Figure scripts:
(begin)
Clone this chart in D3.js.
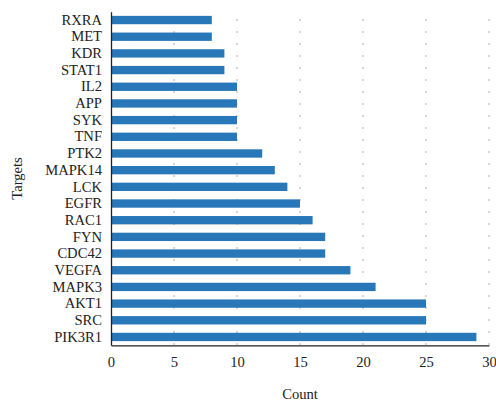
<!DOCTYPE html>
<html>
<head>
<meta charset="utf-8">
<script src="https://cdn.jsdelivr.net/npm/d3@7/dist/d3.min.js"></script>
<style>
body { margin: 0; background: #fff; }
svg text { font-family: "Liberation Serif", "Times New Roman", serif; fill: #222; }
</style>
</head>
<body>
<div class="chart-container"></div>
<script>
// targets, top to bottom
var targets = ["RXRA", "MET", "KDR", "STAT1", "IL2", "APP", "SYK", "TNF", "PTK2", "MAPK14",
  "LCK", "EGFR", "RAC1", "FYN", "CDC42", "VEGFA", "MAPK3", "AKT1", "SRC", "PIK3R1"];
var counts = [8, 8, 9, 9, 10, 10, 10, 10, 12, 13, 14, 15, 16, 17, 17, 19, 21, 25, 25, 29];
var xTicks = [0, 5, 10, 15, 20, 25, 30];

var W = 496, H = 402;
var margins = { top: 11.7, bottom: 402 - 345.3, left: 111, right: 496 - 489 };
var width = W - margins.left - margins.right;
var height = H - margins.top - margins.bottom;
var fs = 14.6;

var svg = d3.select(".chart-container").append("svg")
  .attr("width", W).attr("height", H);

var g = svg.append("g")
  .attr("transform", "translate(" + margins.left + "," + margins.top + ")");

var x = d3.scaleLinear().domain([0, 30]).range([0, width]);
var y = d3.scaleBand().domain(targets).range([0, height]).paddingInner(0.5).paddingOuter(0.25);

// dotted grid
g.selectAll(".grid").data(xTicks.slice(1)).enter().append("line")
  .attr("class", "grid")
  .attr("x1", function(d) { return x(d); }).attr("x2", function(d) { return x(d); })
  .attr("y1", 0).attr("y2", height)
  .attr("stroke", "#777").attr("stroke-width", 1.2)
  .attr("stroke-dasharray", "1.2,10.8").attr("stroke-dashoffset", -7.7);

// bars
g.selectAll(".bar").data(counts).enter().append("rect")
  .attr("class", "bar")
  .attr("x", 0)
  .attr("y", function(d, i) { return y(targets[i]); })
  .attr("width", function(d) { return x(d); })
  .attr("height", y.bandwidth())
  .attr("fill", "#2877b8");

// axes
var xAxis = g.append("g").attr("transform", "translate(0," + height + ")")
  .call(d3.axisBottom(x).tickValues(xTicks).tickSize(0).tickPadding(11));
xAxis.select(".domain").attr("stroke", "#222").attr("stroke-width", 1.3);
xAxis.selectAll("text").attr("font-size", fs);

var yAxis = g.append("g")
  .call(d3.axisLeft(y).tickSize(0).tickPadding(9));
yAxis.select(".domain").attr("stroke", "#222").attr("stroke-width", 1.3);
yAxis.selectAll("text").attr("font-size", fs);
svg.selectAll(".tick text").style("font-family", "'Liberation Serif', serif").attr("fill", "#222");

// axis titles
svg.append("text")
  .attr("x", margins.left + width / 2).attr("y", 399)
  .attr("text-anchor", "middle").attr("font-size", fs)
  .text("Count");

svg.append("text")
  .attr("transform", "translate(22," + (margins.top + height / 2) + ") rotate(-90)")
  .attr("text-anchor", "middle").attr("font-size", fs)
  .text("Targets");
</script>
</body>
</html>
(end)
(begin)
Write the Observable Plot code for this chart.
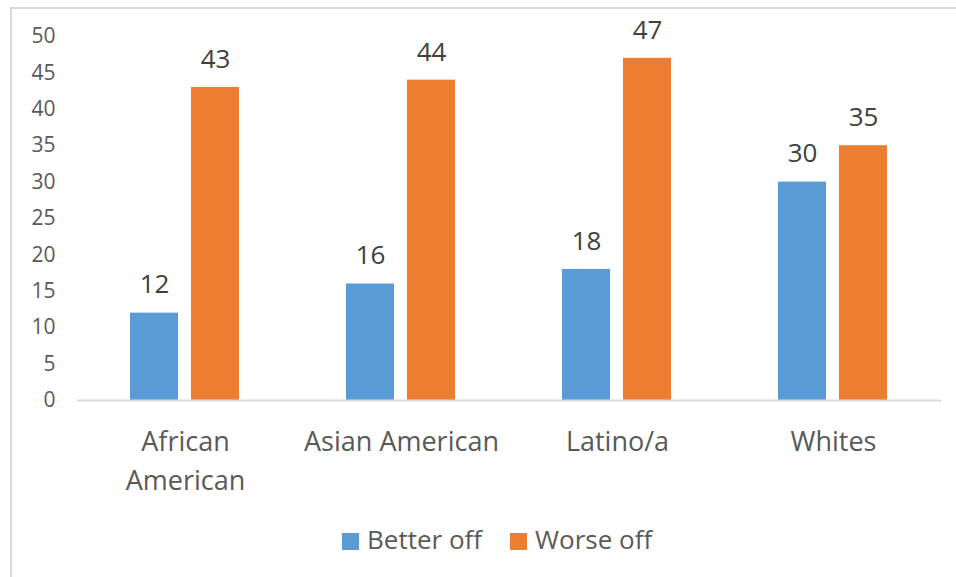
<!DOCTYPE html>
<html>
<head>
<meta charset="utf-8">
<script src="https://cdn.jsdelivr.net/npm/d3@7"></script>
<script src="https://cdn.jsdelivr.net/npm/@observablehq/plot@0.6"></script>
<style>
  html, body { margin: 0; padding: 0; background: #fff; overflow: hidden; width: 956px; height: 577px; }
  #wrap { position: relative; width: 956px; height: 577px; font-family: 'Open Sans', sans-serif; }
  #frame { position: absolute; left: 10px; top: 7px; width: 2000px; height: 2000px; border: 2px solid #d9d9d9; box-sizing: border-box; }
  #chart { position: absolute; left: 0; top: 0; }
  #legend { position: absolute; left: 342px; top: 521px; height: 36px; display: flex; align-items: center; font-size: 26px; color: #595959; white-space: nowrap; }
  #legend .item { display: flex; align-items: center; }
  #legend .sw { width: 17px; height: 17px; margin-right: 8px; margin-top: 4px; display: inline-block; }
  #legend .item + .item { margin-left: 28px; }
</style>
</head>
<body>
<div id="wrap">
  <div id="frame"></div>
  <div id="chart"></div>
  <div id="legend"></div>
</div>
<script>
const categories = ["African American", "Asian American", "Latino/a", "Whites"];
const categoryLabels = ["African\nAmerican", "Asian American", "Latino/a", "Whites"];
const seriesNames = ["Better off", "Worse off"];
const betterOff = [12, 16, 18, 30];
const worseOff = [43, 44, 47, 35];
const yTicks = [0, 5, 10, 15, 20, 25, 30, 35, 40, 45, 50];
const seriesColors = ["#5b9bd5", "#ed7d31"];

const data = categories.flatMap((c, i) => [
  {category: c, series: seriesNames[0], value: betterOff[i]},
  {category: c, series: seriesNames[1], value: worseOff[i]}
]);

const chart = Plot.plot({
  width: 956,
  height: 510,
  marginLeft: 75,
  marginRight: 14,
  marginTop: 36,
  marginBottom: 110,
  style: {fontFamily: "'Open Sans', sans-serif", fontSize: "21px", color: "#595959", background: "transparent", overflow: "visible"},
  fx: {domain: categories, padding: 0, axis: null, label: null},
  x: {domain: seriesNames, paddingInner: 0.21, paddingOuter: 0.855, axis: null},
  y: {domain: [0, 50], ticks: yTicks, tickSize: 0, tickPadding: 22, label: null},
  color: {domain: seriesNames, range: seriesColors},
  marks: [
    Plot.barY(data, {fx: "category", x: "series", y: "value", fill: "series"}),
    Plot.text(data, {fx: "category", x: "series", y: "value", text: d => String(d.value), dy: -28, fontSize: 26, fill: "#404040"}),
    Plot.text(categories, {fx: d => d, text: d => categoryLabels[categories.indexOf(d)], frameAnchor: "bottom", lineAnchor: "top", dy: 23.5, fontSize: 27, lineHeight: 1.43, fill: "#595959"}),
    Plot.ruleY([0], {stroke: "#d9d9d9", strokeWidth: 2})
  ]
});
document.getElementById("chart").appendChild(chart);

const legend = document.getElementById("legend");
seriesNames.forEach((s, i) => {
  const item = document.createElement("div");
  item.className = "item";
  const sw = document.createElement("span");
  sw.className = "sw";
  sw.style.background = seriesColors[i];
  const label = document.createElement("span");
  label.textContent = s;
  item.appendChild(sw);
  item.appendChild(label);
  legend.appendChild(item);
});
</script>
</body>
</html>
(end)
(begin)
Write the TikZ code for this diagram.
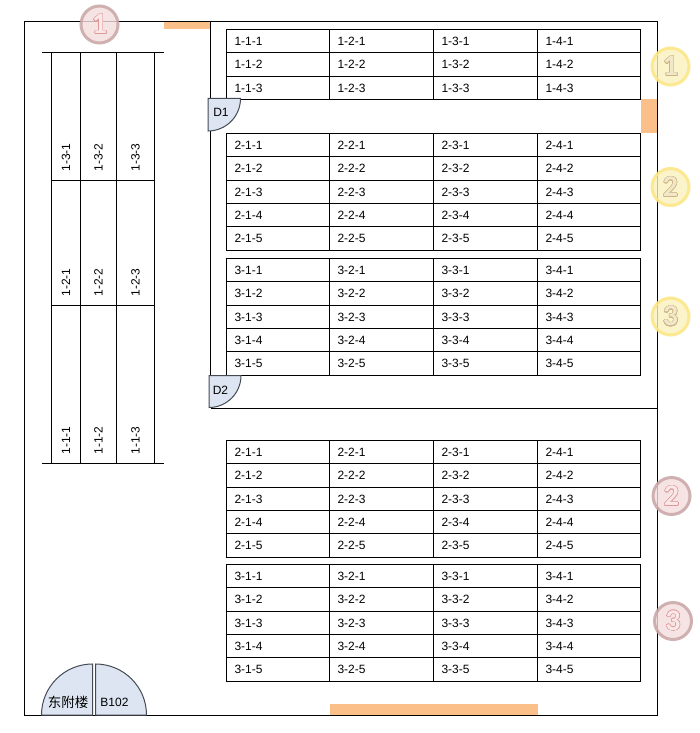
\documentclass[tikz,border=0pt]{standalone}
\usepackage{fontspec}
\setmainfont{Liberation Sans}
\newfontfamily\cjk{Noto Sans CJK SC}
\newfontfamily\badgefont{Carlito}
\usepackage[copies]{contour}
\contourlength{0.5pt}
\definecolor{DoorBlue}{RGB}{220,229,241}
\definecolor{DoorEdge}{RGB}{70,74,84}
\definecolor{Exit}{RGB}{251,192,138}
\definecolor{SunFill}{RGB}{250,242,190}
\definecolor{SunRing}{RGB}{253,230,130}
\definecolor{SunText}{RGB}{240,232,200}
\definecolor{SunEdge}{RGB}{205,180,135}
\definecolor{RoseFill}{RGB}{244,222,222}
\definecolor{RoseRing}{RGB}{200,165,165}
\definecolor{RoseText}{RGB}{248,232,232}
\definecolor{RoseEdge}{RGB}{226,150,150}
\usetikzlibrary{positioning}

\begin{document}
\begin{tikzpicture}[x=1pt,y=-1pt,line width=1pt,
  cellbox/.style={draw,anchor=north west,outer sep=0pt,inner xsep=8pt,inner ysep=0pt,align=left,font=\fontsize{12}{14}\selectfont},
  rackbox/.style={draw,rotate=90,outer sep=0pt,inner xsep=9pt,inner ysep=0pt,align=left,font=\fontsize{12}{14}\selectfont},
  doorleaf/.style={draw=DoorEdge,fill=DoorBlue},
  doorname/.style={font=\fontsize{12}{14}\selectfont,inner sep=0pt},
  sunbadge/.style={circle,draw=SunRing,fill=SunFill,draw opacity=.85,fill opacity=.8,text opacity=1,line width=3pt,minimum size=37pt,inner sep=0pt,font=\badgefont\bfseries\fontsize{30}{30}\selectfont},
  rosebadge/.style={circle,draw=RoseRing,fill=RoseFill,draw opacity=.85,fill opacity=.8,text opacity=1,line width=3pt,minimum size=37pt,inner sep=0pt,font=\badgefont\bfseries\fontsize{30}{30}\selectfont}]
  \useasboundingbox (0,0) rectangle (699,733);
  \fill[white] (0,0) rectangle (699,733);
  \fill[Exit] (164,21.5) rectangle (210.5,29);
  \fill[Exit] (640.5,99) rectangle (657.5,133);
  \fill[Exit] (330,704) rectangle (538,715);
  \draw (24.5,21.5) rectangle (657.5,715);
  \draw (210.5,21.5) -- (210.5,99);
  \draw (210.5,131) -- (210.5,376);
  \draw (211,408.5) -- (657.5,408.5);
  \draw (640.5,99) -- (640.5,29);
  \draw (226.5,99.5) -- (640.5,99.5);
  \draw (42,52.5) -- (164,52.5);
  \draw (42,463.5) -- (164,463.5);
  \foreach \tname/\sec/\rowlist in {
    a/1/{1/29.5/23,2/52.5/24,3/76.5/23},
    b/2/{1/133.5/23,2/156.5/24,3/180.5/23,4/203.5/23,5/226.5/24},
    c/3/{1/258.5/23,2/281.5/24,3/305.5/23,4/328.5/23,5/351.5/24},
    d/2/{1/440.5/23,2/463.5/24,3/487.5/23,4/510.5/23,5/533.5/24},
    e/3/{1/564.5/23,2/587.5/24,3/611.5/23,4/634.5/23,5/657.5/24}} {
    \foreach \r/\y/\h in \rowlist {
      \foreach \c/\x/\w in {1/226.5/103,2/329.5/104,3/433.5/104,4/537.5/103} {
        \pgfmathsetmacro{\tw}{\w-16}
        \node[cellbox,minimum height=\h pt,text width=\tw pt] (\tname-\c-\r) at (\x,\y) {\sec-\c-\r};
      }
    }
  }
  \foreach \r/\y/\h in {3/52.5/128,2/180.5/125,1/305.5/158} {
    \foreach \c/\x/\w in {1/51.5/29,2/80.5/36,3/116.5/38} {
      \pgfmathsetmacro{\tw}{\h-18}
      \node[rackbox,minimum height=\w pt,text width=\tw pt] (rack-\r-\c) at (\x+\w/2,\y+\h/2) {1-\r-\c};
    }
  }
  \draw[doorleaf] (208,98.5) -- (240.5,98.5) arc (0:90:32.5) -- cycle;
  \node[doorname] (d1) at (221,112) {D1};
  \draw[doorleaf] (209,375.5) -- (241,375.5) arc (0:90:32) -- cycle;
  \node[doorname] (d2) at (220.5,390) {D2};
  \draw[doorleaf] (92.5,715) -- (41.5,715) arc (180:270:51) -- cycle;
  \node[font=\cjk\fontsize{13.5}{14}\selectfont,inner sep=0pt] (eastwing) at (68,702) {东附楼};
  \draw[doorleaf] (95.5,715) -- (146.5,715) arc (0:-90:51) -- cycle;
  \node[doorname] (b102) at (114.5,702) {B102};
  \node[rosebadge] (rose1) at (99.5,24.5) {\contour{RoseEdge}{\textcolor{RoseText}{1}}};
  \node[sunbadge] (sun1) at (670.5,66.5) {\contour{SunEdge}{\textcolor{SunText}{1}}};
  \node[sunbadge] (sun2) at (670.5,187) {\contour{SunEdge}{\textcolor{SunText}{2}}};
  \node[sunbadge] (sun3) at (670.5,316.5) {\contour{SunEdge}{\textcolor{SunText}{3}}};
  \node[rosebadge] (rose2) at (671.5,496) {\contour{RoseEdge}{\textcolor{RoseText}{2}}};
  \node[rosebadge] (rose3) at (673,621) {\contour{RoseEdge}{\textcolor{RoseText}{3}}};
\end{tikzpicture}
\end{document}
(end)
Aim: Look through the listing above. Pick out each line with "code" and copy it.

Worked solution:
Write the Observable Plot code for this chart.
Write the TikZ code for this diagram.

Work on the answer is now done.